IMAGINE taking to the sky in a micro-light aeroplane, seeing Canada's Rocky Mountains by helicopter and floating over the Ironbridge Gorge in a hot air balloon - and all at the age of 92.

In fact, Whitley woman Joyce Rumney held the British record for the oldest passenger and pilot duo in a light aircraft flight when she died peacefully last month at the age of 98.

Born in 1906, she spent her life based at the family home, Grimsditch Hall, Whitley, devoting her time to the Girl Guides and all aspects of village life. She was a member of the Parochial Church Council, Women's Institute, Conservation Association, Rose Queen organisation and Stockton Heath Country Dancers.

Lifelong friend Joyce Astill said: "I've known her since I joined her Brownie pack aged six.
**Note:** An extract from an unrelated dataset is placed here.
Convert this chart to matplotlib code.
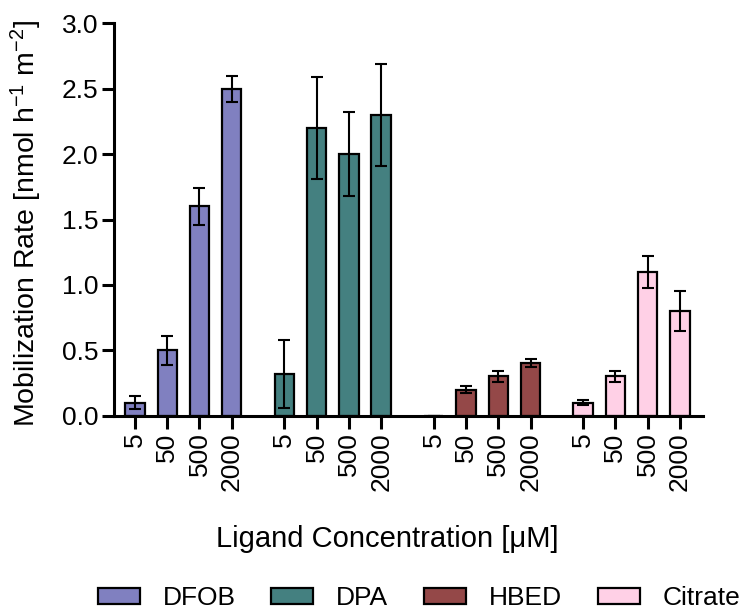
import numpy as np
import matplotlib.pyplot as plt
from matplotlib.patches import Patch

plt.rcParams['font.family'] = ['Liberation Sans', 'DejaVu Sans']
plt.rcParams['mathtext.fontset'] = 'custom'
plt.rcParams['mathtext.rm'] = 'Liberation Sans'
plt.rcParams['mathtext.it'] = 'Liberation Sans:italic'
plt.rcParams['mathtext.default'] = 'regular'

ligands = ['DFOB', 'DPA', 'HBED', 'Citrate']
concentrations = ['5', '50', '500', '2000']
colors = ['#8080c0', '#448080', '#944848', '#ffd0e6']

dfob = [0.10, 0.50, 1.60, 2.50]
dfob_err = [0.05, 0.11, 0.14, 0.10]
dpa = [0.32, 2.20, 2.00, 2.30]
dpa_err = [0.26, 0.39, 0.32, 0.39]
hbed = [0.0, 0.20, 0.30, 0.40]
hbed_err = [0.0, 0.03, 0.04, 0.03]
citrate = [0.10, 0.30, 1.10, 0.80]
citrate_err = [0.02, 0.04, 0.12, 0.15]

values = [dfob, dpa, hbed, citrate]
errors = [dfob_err, dpa_err, hbed_err, citrate_err]

fig = plt.figure(figsize=(7.43, 6.09), dpi=100)
ax = fig.add_axes([0.1534, 0.3174, 0.7926, 0.6443])

group_step = 4.63
xticks = []
xlabels = []
for g, (vals, errs) in enumerate(zip(values, errors)):
    x = np.arange(len(vals)) + g * group_step
    ax.bar(x, vals, width=0.6, color=colors[g], edgecolor='black', linewidth=1.6, zorder=2)
    ax.errorbar(x, vals, yerr=errs, fmt='none', ecolor='black', elinewidth=1.5,
                capsize=4, capthick=1.5, zorder=3)
    xticks.extend(x)
    xlabels.extend(concentrations)

ax.set_xticks(xticks)
ax.set_xticklabels(xlabels, rotation=90, fontsize=19)
ax.set_xlim(-0.65, 3 * group_step + 3 + 0.71)
ax.set_ylim(0, 3.0)
yt = np.arange(0, 3.01, 0.5)
ax.set_yticks(yt)
ax.set_yticklabels([f'{v:.1f}' for v in yt], fontsize=19)

for side in ['top', 'right']:
    ax.spines[side].set_visible(False)
for side in ['left', 'bottom']:
    ax.spines[side].set_linewidth(2.2)
ax.tick_params(axis='both', width=2.2, length=9, direction='out')
ax.tick_params(axis='x', pad=3)
ax.tick_params(axis='y', pad=2)

ax.set_ylabel('Mobilization Rate [nmol h$^{-1}$ m$^{-2}$]', fontsize=20.5, labelpad=13)
ax.yaxis.label.set_y(0.491)
ax.set_xlabel('Ligand Concentration [μM]', fontsize=21)
ax.xaxis.set_label_coords(0.464, -0.278)

handles = [Patch(facecolor=c, edgecolor='black', linewidth=1.6) for c in colors]
fig.legend(handles, ligands, loc='center', bbox_to_anchor=(0.564, 0.018), ncol=4,
           frameon=False, fontsize=19, handlelength=1.6, handleheight=0.55,
           columnspacing=1.34, handletextpad=0.87, borderpad=0)

fig.savefig('out.png', dpi=100)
"Myself and my husband have lived with her at the hall for the past 18 years.

"She was a formidable character who made the Girl Guides her career, because in those days daughters at the hall didn't work."

In 1926, Joyce co-founded the Whitley Brownie Pack and established, and became captain of, Whitley Guide Company, which originally met in a wooden hut lit and heated by oil lamps.

As Country Camp Advisor for Cheshire she took her Guide company on many adventure trips, preparation for her role of trainer to members of the Guide International Service, which sent teams to problem areas of Europe after the Second World War.

Despite her retirement from active Guiding, her sense of adventure did not fade. She travelled abroad for reunions with other Guide movements, set up Appleton Trefoil Guild, as well as coming face-to-face with black bears on a trip to Canada in 1996.

Joyce Rumney's work was acknowledged by an important accolade for exceptional service to Guiding, the Laurel Wreath Badge.

Mrs Astill added: "At her funeral the church was packed with many friends and representatives, who later gathered at Grimsditch Hall to celebrate her life and all agreed we shall never see her like again!"

As a tribute to Joyce's green fingers, her ashes will be scattered in the gardens of her home.